No shortage of media outlets rushed to declare Trump’s executive order is unconstitutional. The president traditionally has had a lot of latitude on immigration policy, and contra activist judges, the arguments that the executive order is legal are pretty strong. Nonetheless, plenty of people on the right have issues with what the policy actually does, apart from overwrought questions of legality. But the narrow debate over the practical consequences of an immigration executive order has been swept aside in favor of an overly ambitious attempt to delegitimize Trump. By attacking Trump’s broad authority as president, rather than his specific actions, we’re having a debate over whom to believe: Trump or the media.

Blogger Allahpundit recently remarked, “American politics increasingly feels like a novel whose events are retold by two unreliable narrators, Trump being one and the media being the other. The truth, or something close to it, is in there somewhere between the two of them.”…

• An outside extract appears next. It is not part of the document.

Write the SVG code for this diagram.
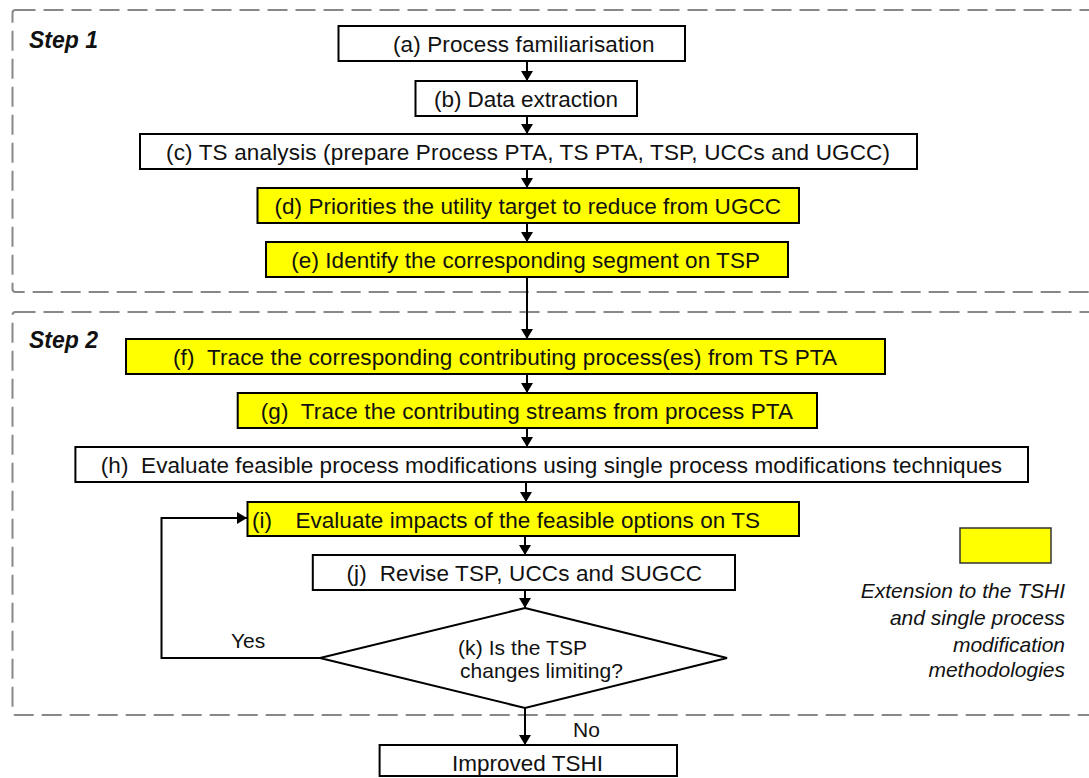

Kirchick is exactly right. When both the person in power and his critics on the outside are both perceived as lacking credibility, the person in power is likely to come out on top. The media need to stop asking, “Can he do that?” at every turn, and start asking “Should he do that?” If the media earnestly seek honest answers, they can recover some credibility and the balance of power to sway public opinion in their favor. If Trump ultimately proves to be a dangerous demagogue, simply reporting the facts is the only way put him in his place and hold him accountable.